Но я стал замечать, что он все больше теряет вкус к жизни. Она представлялась ему теперь загадкой, которую не только нельзя разгадать, но и не стоит разгадывать. Как все преходяще в этом мире! Бренность, животная грубость и балаганная неосмысленность, тяготеющие с начала и до конца над жизнью человека — этого представителя homo sapiens, его пустое тщеславие, призрачные иллюзии, обманчивые надежды! Его жалкие усилия сделать что-то из ничего! Немного больше или немного меньше какого-нибудь гормона в крови — и Линкольн превратился бы в ленивого обывателя или деревенского дурачка! Боже, для чего же в конце концов живут люди! Во всеуслышание они говорят пышные слова, но что они проделывают, когда их никто не видит! Добродетель, приличия, мораль, благотворительность, честолюбие, родительские чувства — какая все это ложь! Дикая, бессмысленная пляска безумцев в сумасшедшем доме!
Понятно, к чему привели эти настроения, — к пьянству, кутежам с кем угодно и где угодно. Его мать, набожная христианка, пыталась даже врачевать и проверять на нем силу «слова божьего»; сестра, встревоженная и огорченная, уговаривала его чаще бывать дома, беречь себя, больше работать. Но их усилия так ни к чему и не привели. Джетро опять стал такой, каким был, когда впервые встретил Оливию, — только постаревший на десять лет, уже без прежних надежд и без прежней сдержанности. А ему было всего сорок два года!
Примерно в это время он как-то зашел ко мне. Мы говорили о том о сем — о его работе, о его будущем. И, конечно, об эндокринных железах и их социальном значении. Его книга на эту тему должна скоро появиться. Между прочим, он неважно себя чувствует. Какой-то загиб в пищеводе — бог его знает, что это такое, — и печень слегка увеличена, так по крайней мере показывает рентген. Вид у него, правда, был нездоровый. По его словам, он бросил пить и не работает по ночам. Доктор велел. Потом он снова начал ругать жизнь, ее пустоту и бессмысленность.
— Знаете что, Джек, — сказал я, — вам бы найти девушку, которая бы вас понимала и могла работать с вами. Все бы у вас наладилось, если бы...
— Если бы мне встретить такую, как Оливия. Но мне ее не встретить. Другой такой нет.
Он поднялся, собираясь уходить. Лицо его так ясно выражало то, что происходило в его душе, — скорбь и безнадежность. Мне стало жаль его.

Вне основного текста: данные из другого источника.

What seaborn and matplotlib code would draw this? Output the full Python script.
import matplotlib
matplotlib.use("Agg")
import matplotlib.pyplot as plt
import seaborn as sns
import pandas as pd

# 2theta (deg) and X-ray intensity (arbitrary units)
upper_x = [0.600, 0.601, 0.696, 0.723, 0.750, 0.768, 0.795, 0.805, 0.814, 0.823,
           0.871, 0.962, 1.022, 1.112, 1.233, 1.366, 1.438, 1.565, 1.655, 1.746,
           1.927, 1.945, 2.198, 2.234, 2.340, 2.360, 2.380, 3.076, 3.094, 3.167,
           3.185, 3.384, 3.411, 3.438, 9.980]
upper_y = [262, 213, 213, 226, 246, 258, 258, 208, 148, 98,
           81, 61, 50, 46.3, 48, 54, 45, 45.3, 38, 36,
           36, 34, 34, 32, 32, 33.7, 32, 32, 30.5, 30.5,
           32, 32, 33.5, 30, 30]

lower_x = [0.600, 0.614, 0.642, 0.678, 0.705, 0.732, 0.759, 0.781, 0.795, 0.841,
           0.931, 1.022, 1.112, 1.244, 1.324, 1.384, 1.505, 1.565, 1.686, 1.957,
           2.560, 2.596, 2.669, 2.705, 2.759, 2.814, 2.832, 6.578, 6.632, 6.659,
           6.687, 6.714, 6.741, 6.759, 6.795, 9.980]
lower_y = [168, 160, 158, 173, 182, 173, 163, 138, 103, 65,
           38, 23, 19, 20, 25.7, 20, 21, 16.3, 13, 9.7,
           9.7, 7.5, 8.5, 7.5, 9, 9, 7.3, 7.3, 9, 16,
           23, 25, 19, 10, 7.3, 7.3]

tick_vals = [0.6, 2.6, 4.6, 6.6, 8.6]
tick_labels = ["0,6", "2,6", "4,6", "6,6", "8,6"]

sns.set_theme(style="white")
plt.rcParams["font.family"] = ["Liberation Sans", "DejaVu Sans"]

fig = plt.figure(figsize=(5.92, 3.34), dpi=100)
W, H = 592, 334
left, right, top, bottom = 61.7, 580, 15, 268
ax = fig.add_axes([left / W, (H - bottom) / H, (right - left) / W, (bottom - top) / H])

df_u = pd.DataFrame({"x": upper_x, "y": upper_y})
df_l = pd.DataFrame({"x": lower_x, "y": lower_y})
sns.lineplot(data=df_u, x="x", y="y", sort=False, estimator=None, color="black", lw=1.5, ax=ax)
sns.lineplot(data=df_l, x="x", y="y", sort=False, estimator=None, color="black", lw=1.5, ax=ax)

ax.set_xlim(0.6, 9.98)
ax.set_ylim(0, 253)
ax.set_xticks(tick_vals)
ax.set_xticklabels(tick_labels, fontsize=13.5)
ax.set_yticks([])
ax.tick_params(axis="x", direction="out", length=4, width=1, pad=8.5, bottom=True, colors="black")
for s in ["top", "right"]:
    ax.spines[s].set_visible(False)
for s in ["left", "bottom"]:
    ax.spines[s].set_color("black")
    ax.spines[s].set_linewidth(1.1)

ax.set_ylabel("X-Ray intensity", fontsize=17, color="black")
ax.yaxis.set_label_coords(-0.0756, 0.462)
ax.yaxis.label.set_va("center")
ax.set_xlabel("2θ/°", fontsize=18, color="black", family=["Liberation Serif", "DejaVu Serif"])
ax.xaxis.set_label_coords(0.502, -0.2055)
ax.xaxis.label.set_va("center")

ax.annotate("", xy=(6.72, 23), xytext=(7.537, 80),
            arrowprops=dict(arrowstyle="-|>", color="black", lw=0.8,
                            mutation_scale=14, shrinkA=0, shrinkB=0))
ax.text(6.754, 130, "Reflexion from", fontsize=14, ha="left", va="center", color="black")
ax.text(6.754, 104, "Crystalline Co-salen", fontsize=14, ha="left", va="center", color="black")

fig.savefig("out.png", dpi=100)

Весной я написал ему, что собираюсь в большую пешеходную экскурсию, километров так на пятьсот. Я предложил ему отправиться со мной, хотя бы на несколько дней. Он ответил письмом, в котором с восторгом и вместе с какой-то неуверенностью говорил о моем предложении; он, видимо, сознавал, что ему следует это сделать, но чувствовал, что не сможет. Он очень хотел бы, но... Осенью я пригласил его к себе на дачу и после десятидневного молчания получил письмо от его сестры. Она писала, что он уже две недели болен и последние десять дней лежит без сознания. Он еще успел, пока был в памяти, прочитать мое письмо и сказал, что непременно ответит, как только встанет на ноги. Но это были последние его сознательные минуты; с тех пор лихорадка, учащенный пульс, температура сорок. И все время бред — об Оливии, о том, как они встретились, как жили после свадьбы. Я приехал в больницу и застал там одного нашего общего знакомого, который как раз перед болезнью Джетро гостил у него на даче. Он рассказал мне, что Джетро в то время опять начал пить, хотя и обещал больше не прикасаться к рюмке. Затем легкая простуда, жар и почти сразу же — бессознательное состояние.

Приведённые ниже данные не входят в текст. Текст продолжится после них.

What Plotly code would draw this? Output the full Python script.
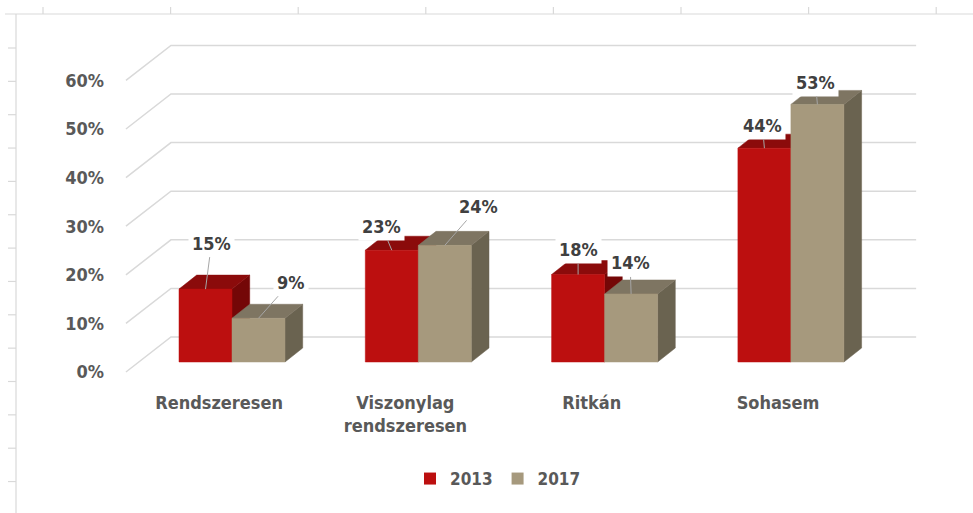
import plotly.graph_objects as go

# ---- data ----
categories = ["Rendszeresen", "Viszonylag<br>rendszeresen", "Ritkán", "Sohasem"]
series_names = ["2013", "2017"]
values_2013 = [15, 23, 18, 44]
values_2017 = [9, 24, 14, 53]
y_ticks = [0, 10, 20, 30, 40, 50, 60]

# ---- page geometry ----
W, H = 973, 513
ML, MR, MT, MB = 110, 43, 30, 123
PW, PH = W - ML - MR, H - MT - MB
PX_PER_CAT = 186.3          # pixels per category step
PX_PER_PCT = 4.86           # pixels per percentage point
CAT0_PX = 232               # pixel x of first category centre
ZERO_PX = 362               # pixel y of 0 % on the bar plane

x0 = -(CAT0_PX - ML) / PX_PER_CAT
x1 = x0 + PW / PX_PER_CAT
y1 = (ZERO_PX - MT) / PX_PER_PCT
y0 = y1 - PH / PX_PER_PCT


def dxu(px):
    return px / PX_PER_CAT


def dyu(px):
    return -px / PX_PER_PCT


# oblique depth offsets (pixels, screen direction)
BAR_DEPTH = (17.7, -14.0)
FRONT_OFF = (-12.9, 10.0)
BACK_OFF = (32.1, -25.0)
BAR_W = dxu(53)

colors = {
    "2013": {"front": "#BC0F0F", "top": "#8B0B0B", "side": "#740707"},
    "2017": {"front": "#A6997D", "top": "#7E7562", "side": "#6A6350"},
}
GRID = "#D9D9D9"
FONT = "DejaVu Sans Condensed, DejaVu Sans, sans-serif"

fig = go.Figure()

# ---- walls: side-wall diagonals and back-wall grid lines ----
fx, fy = dxu(FRONT_OFF[0]), dyu(FRONT_OFF[1])
bx, by = dxu(BACK_OFF[0]), dyu(BACK_OFF[1])
left, right = -0.5, len(categories) - 0.5
for g in y_ticks:
    fig.add_trace(go.Scatter(
        x=[left + fx, left + bx, right + bx],
        y=[g + fy, g + by, g + by],
        mode="lines", line=dict(color=GRID, width=1.5),
        hoverinfo="skip", showlegend=False))


# ---- 3D bars ----
def add_bar(xl, v, c):
    xr = xl + BAR_W
    ddx, ddy = dxu(BAR_DEPTH[0]), dyu(BAR_DEPTH[1])
    faces = [
        ("side", [xr, xr + ddx, xr + ddx, xr, xr], [0, ddy, v + ddy, v, 0]),
        ("top", [xl, xr, xr + ddx, xl + ddx, xl], [v, v, v + ddy, v + ddy, v]),
        ("front", [xl, xr, xr, xl, xl], [0, 0, v, v, 0]),
    ]
    for face, xs, ys in faces:
        fig.add_trace(go.Scatter(
            x=xs, y=ys, mode="lines", fill="toself",
            fillcolor=c[face], line=dict(color=c[face], width=0.5),
            hoverinfo="skip", showlegend=False))


label_offsets = {
    "2013": [(6, -46), (-10, -24), (0, -25), (-2, -23)],
    "2017": [(32, -36), (34, -39), (-1, -31), (-2, -22)],
}

annotations = []
for i in range(len(categories)):
    for name, vals, side in (("2013", values_2013, -1), ("2017", values_2017, 0)):
        xl = i + (BAR_W * side if side else 0)
        add_bar(xl, vals[i], colors[name])
for i in range(len(categories)):
    for name, vals, side in (("2013", values_2013, -1), ("2017", values_2017, 0)):
        xl = i + (BAR_W * side if side else 0)
        ox, oy = label_offsets[name][i]
        annotations.append(dict(
            x=xl + BAR_W / 2, y=vals[i], xref="x", yref="y",
            text=f"{vals[i]}%", showarrow=True, arrowhead=0,
            arrowcolor="#A6A6A6", arrowwidth=1, ax=ox, ay=oy,
            bgcolor="white", borderpad=3,
            font=dict(family=FONT, size=18, color="#404040", weight="bold")))

# legend entries
for name in series_names:
    fig.add_trace(go.Scatter(
        x=[None], y=[None], mode="markers", name=name,
        marker=dict(symbol="square", size=12, color=colors[name]["front"])))

# helper trace to anchor the tick-label axis on the front plane
fig.add_trace(go.Scatter(x=[None], y=[None], yaxis="y2", showlegend=False,
                         hoverinfo="skip"))


# ---- outer ruler frame ----
def px(xp):
    return (xp - ML) / PW


def py(yp):
    return (MT + PH - yp) / PH


shapes = []
frame = dict(type="line", xref="paper", yref="paper",
             line=dict(color="#D9D9D9", width=1.2))
shapes.append(dict(frame, x0=px(5), x1=px(973), y0=py(14), y1=py(14)))
shapes.append(dict(frame, x0=px(16), x1=px(16), y0=py(14), y1=py(513)))
for k in range(8):
    xt = 43 + 127.6 * k
    shapes.append(dict(frame, x0=px(xt), x1=px(xt), y0=py(7), y1=py(14)))
for k in range(14):
    yt = 48 + 33.35 * k
    shapes.append(dict(frame, x0=px(8), x1=px(16), y0=py(yt), y1=py(yt)))

fig.update_layout(
    width=W, height=H,
    margin=dict(l=ML, r=MR, t=MT, b=MB, pad=0),
    paper_bgcolor="white", plot_bgcolor="white",
    font=dict(family=FONT, color="#595959"),
    xaxis=dict(range=[x0, x1], showgrid=False, zeroline=False,
               showline=False, ticks="",
               tickvals=[i + fx for i in range(len(categories))],
               ticktext=categories,
               tickfont=dict(family=FONT, size=18, color="#595959",
                             weight="bold")),
    yaxis=dict(range=[y0, y1], showgrid=False, zeroline=False,
               showline=False, showticklabels=False, ticks=""),
    yaxis2=dict(range=[y0 - fy, y1 - fy], overlaying="y", side="left",
                showgrid=False, zeroline=False, showline=False, ticks="",
                ticklabelstandoff=5,
                tickvals=y_ticks, ticktext=[f"{t}%" for t in y_ticks],
                tickfont=dict(family=FONT, size=18, color="#595959",
                              weight="bold")),
    legend=dict(orientation="h", x=px(498), xanchor="center",
                y=py(479), yanchor="middle",
                font=dict(family=FONT, size=17, color="#595959",
                          weight="bold"),
                itemwidth=30, tracegroupgap=0),
    annotations=annotations,
    shapes=shapes,
)

fig.write_html("out.html")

— Удивительное дело, — рассказывал он, — как только Джетро потерял сознание, он сразу же начал бредить о своей жене, ну, этой, знаете, Оливии Бранд.
— Знаю, — сказал я.
— Он только о ней и говорил.
— Вот как.
Я поднялся наверх; Джетро лежал на больничной койке, окруженный докторами — их было трое — и сиделками; он что-то бессвязно бормотал, как это бывает с больными в жару. Он то провозглашал тост за чье-то здоровье: «Всем налито? Поднимайте бокалы!» То усаживал какую-то компанию в автомобиль: «Все в сборе?» То вдруг порывался встать и идти домой, — он должен идти домой, скорее домой, Оливия сказала... Потом он звал сестру или мать. Я взял его за руку, пристально посмотрел ему в глаза:
— Джек, вы слышите меня? Вы меня узнали? Ведь вы же знаете меня?
— Конечно, знаю, — ответил он. Глаза его на минуту прояснились. — Вы... — И он назвал мое имя. Это было прощание.
Еще через две недели он был жив, но так и не пришел в себя. Все такой же жар, все тот же бред об Оливии.